Construction of new units in Toronto has accelerated compared with population growth, said Peter Dungan, an associate economics professor at the University of Toronto. Dungan made the comments in a forecast of the Ontario and Canadian economies.
Ontario multiple-unit housing starts jumped at annualized rate of 50 percent in March, the federal housing agency said April 11, taking the pace of national construction to the highest since 2008. Bank of Canada Governor Mark Carney said yesterday near-record consumer debt is the economy’s biggest domestic risk and some housing markets have “firm” valuations.
“You just wonder at some point if you aren’t overbuilding,” Dungan said in a telephone interview yesterday. “Even more than at the national level, the Ontario housing numbers are really starting to concern us,” he said in his report, adding Toronto condo starts were “off the charts.”
Residential construction in Ontario will grow 5.7 percent this year, then decline at rates of 1.3 percent in 2013 and 0.9 percent in 2014, according to Dungan’s forecast. The province’s economic growth will accelerate from 2 percent this year to 2.2 percent next year and 2.9 percent in 2014.
‘Doom and Gloom’
“Some of the gloom and doom about housing we think is overdone but there is a certainty a lot of smoke even if there isn’t fire,” Dungan said.

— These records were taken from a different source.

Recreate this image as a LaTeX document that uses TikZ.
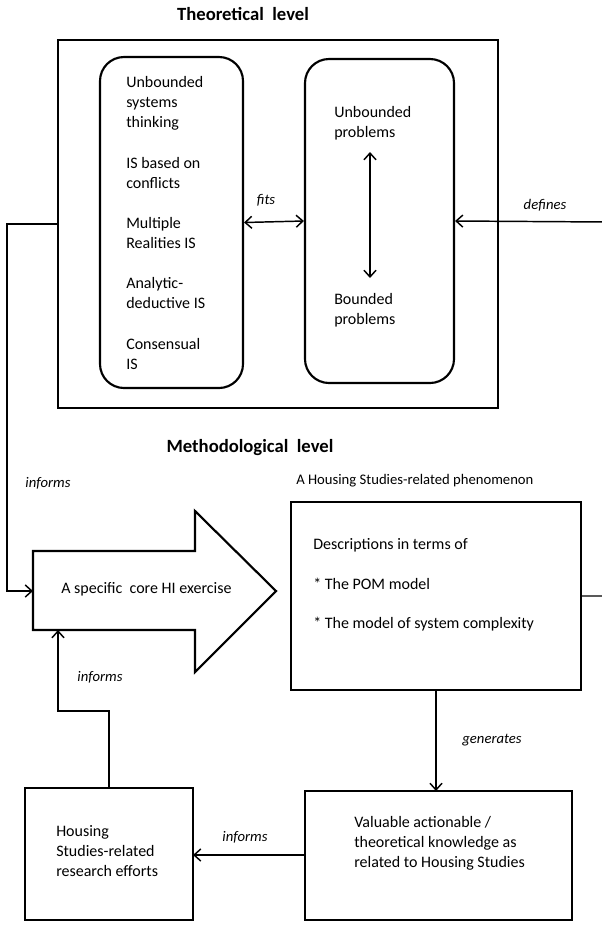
\documentclass[tikz,border=0pt]{standalone}
\usepackage{fontspec}
\setmainfont{Carlito}
\usetikzlibrary{arrows.meta,fit}
\begin{document}
\begin{tikzpicture}[x=0.75pt,y=-0.75pt,
  box/.style={draw,line width=1.6pt,inner sep=0pt},
  rbox/.style={box,rounded corners=18pt},
  conn/.style={line width=1.1pt,-{Straight Barb[length=5pt,width=9pt]}},
  dconn/.style={line width=1.1pt,{Straight Barb[length=5pt,width=9pt]}-{Straight Barb[length=5pt,width=9pt]}},
  txt/.style={inner sep=0pt,align=left,font=\fontsize{12}{15}\selectfont},
  lbl/.style={inner sep=0pt,font=\fontsize{11}{13}\selectfont\itshape},
  ttl/.style={inner sep=0pt,font=\fontsize{14}{17}\selectfont\bfseries}]
\useasboundingbox (0,0) rectangle (601,933);

% titles
\node[ttl] (t1) at (243,14) {Theoretical\ \ level};
\node[ttl] (t2) at (250,448) {Methodological\ \ level};

% theoretical level boxes
\node[box,fit={(58,40) (498,408)}] (outer) {};
\node[rbox,fit={(100,57) (243,388)}] (lbox) {};
\node[rbox,fit={(305,59) (454,383)}] (rbox) {};

\node[txt,anchor=west] (l1) at (126,103) {Unbounded\\systems\\thinking};
\node[txt,anchor=west] (l2) at (126,173) {IS based on\\conflicts};
\node[txt,anchor=west] (l3) at (126,233) {Multiple\\Realities IS};
\node[txt,anchor=west] (l4) at (126,293) {Analytic-\\deductive IS};
\node[txt,anchor=west] (l5) at (126,354) {Consensual\\IS};

\node[txt,anchor=west] (r1) at (334,123) {Unbounded\\problems};
\node[txt,anchor=west] (r2) at (334,310) {Bounded\\problems};
\coordinate (vt) at (370,152);
\coordinate (vb) at (370,278);
\draw[dconn] (vt) -- (vb);

\draw[dconn] (lbox.east) -- (rbox.west);
\node[lbl] (fits) at (266,200) {fits};

% right feedback (defines)
\coordinate (re1) at (607,596);
\coordinate (re2) at (607,222);
\node[lbl] (def) at (545,205) {defines};

% methodological level
\node[inner sep=0pt,anchor=west,font=\fontsize{11}{13}\selectfont] (phl) at (296,481) {A Housing Studies-related phenomenon};

% big arrow
\coordinate (a1) at (33,551);
\coordinate (a2) at (195,551);
\coordinate (a3) at (195,511);
\coordinate (a4) at (276,591);
\coordinate (a5) at (195,672);
\coordinate (a6) at (195,630);
\coordinate (a7) at (33,630);
\coordinate (ain) at (33,591);
\coordinate (abot) at (58,630);
\draw[line width=1.6pt,line join=miter] (a1) -- (a2) -- (a3) -- (a4) -- (a5) -- (a6) -- (a7) -- cycle;
\node[txt,anchor=west] (atext) at (61,589) {A specific\ \ core HI exercise};

% phenomenon box
\node[box,fit={(291,502) (581,690)}] (phen) {};
\node[txt,anchor=west] (p1) at (313,545) {Descriptions in terms of};
\node[txt,anchor=west] (p2) at (313,584) {* The POM model};
\node[txt,anchor=west] (p3) at (313,624) {* The model of system complexity};

% knowledge box
\node[box,fit={(305,791) (572,920)}] (know) {};
\node[txt,anchor=west] (k1) at (354,843) {Valuable actionable /\\theoretical knowledge as\\related to Housing Studies};

% housing box
\node[box,fit={(25,788) (193,920)}] (hous) {};
\node[txt,anchor=west] (h1) at (56,851) {Housing\\Studies-related\\research efforts};

% connectors
\coordinate (lc1) at (7,224);
\coordinate (lc2) at (7,591);
\draw[conn] (outer.west) -- (lc1) -- (lc2) -- (ain);
\node[lbl] (inf1) at (48,483) {informs};

\draw[conn] (phen.east) -- (re1) -- (re2) -- (rbox.east);

\coordinate (gtop) at (436,690);
\coordinate (gbot) at (436,791);
\draw[conn] (gtop) -- (gbot);
\node[lbl] (gen) at (492,740) {generates};

\coordinate (kl) at (305,855);
\coordinate (hr) at (193,855);
\draw[conn] (kl) -- (hr);
\node[lbl] (inf3) at (245,837) {informs};

\coordinate (ht) at (109,788);
\coordinate (hm) at (109,711);
\coordinate (hm2) at (58,711);
\draw[conn] (ht) -- (hm) -- (hm2) -- (abot);
\node[lbl] (inf2) at (100,677) {informs};
\end{tikzpicture}
\end{document}
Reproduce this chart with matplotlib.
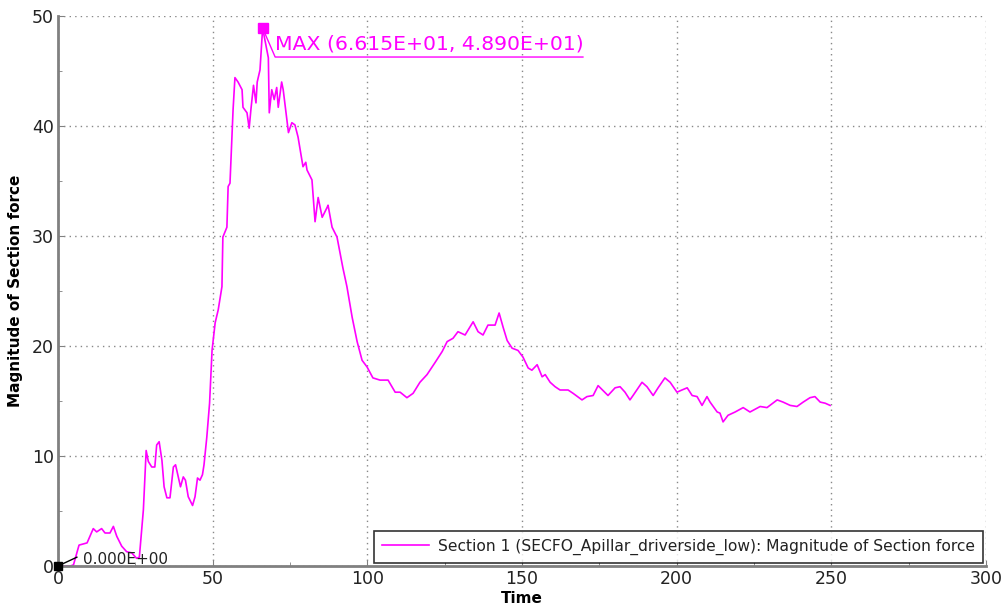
import matplotlib
matplotlib.use("Agg")
from matplotlib import pyplot as plt
from matplotlib.ticker import MultipleLocator

# curve (time, section force magnitude)
time = [0, 4, 5, 6.8, 9.4, 11.4, 12.5, 14.1, 15.2, 16.8, 17.9, 19, 20.6, 22.2, 23.8,
        25.4, 26.3, 27.6, 28.5, 29.2, 30.3, 31.3, 31.9, 32.7, 33.6, 34.3, 35.2, 36.2,
        37.3, 38, 38.9, 39.6, 40.5, 41.2, 42.1, 43.5, 44.3, 45.1, 45.9, 46.7, 47.2,
        48.1, 49, 49.8, 50.8, 51.8, 53, 53.3, 54.6, 55, 55.6, 56.6, 57.2, 58.2, 59.5,
        59.8, 61.1, 61.8, 62.4, 63.2, 64, 64.4, 65.3, 66.15, 68, 68.3, 69.1, 69.9,
        70.7, 71.2, 72.3, 72.8, 74.5, 75.6, 76.6, 77.6, 79.2, 80.1, 80.5, 82.1, 83.1,
        84.1, 85.4, 87, 87.3, 88.6, 90.2, 92.1, 93.4, 95.1, 96.7, 98.3, 99.9, 101.8,
        104.1, 106.7, 109, 110.6, 112.8, 114.8, 117, 119.3, 121.9, 124.2, 125.8,
        127.7, 129.3, 131.6, 134.2, 135.8, 137.4, 139, 141.3, 142.6, 143.9, 145.2,
        146.8, 148.7, 150.3, 152, 153.2, 154.9, 156.5, 157.5, 159.1, 160.7, 162.3,
        164.9, 166.5, 169.4, 171, 173, 174.6, 177.8, 180.1, 181.7, 183.3, 184.9,
        185.9, 188.8, 190.4, 192.4, 194, 196.2, 197.9, 200.1, 201.7, 203.4, 205,
        206.6, 208.2, 209.8, 210.8, 213.1, 214, 215, 216.6, 218.9, 221.5, 223.7,
        227, 229.2, 232.5, 234.4, 236.7, 238.9, 240.9, 243.1, 244.7, 246.4, 248,
        249.6]
force = [0, 0, 0.1, 1.9, 2.1, 3.4, 3.1, 3.4, 3.0, 3.0, 3.6, 2.7, 1.8, 1.3, 1.2,
         0.7, 0.8, 5.1, 10.5, 9.5, 9.0, 9.0, 11.0, 11.3, 9.6, 7.2, 6.2, 6.2,
         9.0, 9.2, 8.1, 7.2, 8.1, 7.8, 6.3, 5.5, 6.3, 8.0, 7.8, 8.3, 9.2,
         11.7, 14.8, 19.6, 22.1, 23.3, 25.4, 29.9, 30.8, 34.5, 34.8, 41.5, 44.4, 44.0, 43.3,
         41.7, 41.2, 39.8, 41.6, 43.7, 42.1, 44.0, 45.1, 48.9, 46.2, 41.2, 43.3, 42.4,
         43.5, 41.7, 44.0, 43.3, 39.4, 40.3, 40.1, 39.0, 36.3, 36.7, 36.0, 35.1, 31.3,
         33.5, 31.7, 32.6, 32.8, 30.8, 29.9, 27.1, 25.4, 22.6, 20.4, 18.7, 18.1, 17.1,
         16.9, 16.9, 15.8, 15.8, 15.3, 15.7, 16.7, 17.4, 18.5, 19.5, 20.4,
         20.7, 21.3, 21.0, 22.2, 21.3, 21.0, 21.9, 21.9, 23.0, 21.7, 20.5,
         19.8, 19.6, 19.0, 18.0, 17.8, 18.3, 17.2, 17.4, 16.7, 16.3, 16.0,
         16.0, 15.7, 15.1, 15.4, 15.5, 16.4, 15.5, 16.2, 16.3, 15.8, 15.1,
         15.5, 16.7, 16.3, 15.5, 16.2, 17.1, 16.7, 15.8, 16.0, 16.2, 15.5,
         15.4, 14.6, 15.4, 14.9, 14.0, 13.9, 13.1, 13.7, 14.0, 14.4, 14.0,
         14.5, 14.4, 15.1, 14.9, 14.6, 14.5, 14.9, 15.3, 15.4, 14.9, 14.8,
         14.6]

max_t, max_f = 66.15, 48.90
series_label = "Section 1 (SECFO_Apillar_driverside_low): Magnitude of Section force"

fig = plt.figure(figsize=(10.01, 6.06), dpi=100)
ax = fig.add_axes([58 / 1001, 40 / 606, 928 / 1001, 550 / 606])

ax.plot(time, force, color="#ff00ff", lw=1.2, label=series_label)

# max marker + label with leader line
ax.plot([max_t], [max_f], marker="s", ms=7, color="#ff00ff", ls="none")
ax.plot([max_t, 70.2, 169.7], [max_f, 46.27, 46.27], color="#ff00ff", lw=1)
ax.text(70.2, 46.55, "MAX (6.615E+01, 4.890E+01)", color="#ff00ff", fontsize=14.7,
        ha="left", va="bottom")

# zero marker + label
ax.plot([0], [0], marker="s", ms=6, color="black", clip_on=False, ls="none", zorder=5)
ax.plot([0, 6.1], [0, 0.8], color="black", lw=1, clip_on=False)
ax.text(8.1, 0.2, "0.000E+00", color="#222222", fontsize=11, ha="left", va="baseline")

ax.set_xlim(0, 300)
ax.set_ylim(0, 50)
ax.xaxis.set_major_locator(MultipleLocator(50))
ax.xaxis.set_minor_locator(MultipleLocator(25))
ax.yaxis.set_major_locator(MultipleLocator(10))
ax.yaxis.set_minor_locator(MultipleLocator(5))
ax.grid(True, which="major", ls=(0, (1, 3)), color="#888888", lw=1)
ax.tick_params(which="both", direction="in", colors="#808080", labelcolor="#222222",
               labelsize=12.5)
ax.tick_params(which="major", length=4, pad=3)
ax.tick_params(which="minor", length=3)

for side in ["top", "right"]:
    ax.spines[side].set_visible(False)
for side in ["left", "bottom"]:
    ax.spines[side].set_color("#808080")
    ax.spines[side].set_linewidth(2)

ax.set_xlabel("Time", fontweight="bold", fontsize=11, labelpad=2)
ax.set_ylabel("Magnitude of Section force", fontweight="bold", fontsize=11, labelpad=6)

leg = ax.legend(loc="lower right", fontsize=11.2, frameon=True, fancybox=False,
                borderaxespad=0.2, handlelength=3.0, borderpad=0.5, handletextpad=0.6)
leg.get_frame().set_edgecolor("black")
leg.get_frame().set_linewidth(1.2)
for t in leg.get_texts():
    t.set_color("#222222")

fig.savefig("out.png", dpi=100)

Canadian Finance Minister Jim Flaherty introduced legislation legislation today that creates a registry for companies that sell covered bonds and prohibits sellers from using insured mortgages as collateral.
Any corrections in housing markets “will be localized as opposed to something universal,” Dungan said.
Young families who haven’t lived through a period of high interest rates could be at the most risk, he said.
“The warning signals have been going out,” Dungan said. “It’s hard to know how that message is getting through to people.”
While resales and prices have declined in the greater Vancouver area, Royal Bank of Canada (RY) said the country’s priciest housing market remains vulnerable to a correction.
“With affordability, or rather unaffordability, having moved off the scale in the past three to four years, the historically volatile Vancouver-area market is undoubtedly under substantial stress,” Robert Hogue, a Toronto-based senior economist at Royal said in a note to clients. “It is vulnerable to a marked correction.”
The most likely scenario is for prices to decline 7 percent to 12 percent from their quarterly peak to trough over the medium term, which Royal said would be “taken in stride by the market.”
Hogue forecast a measured decline because previous strong gains were overstated by average price data, there are few signs of imbalance between demand and supply and he expects the market to remain well supported by a fairly favorable economic environment and strong demographic fundamentals.
Still, risks remain, such as a possible reversal of investment from abroad, including China, Hogue said.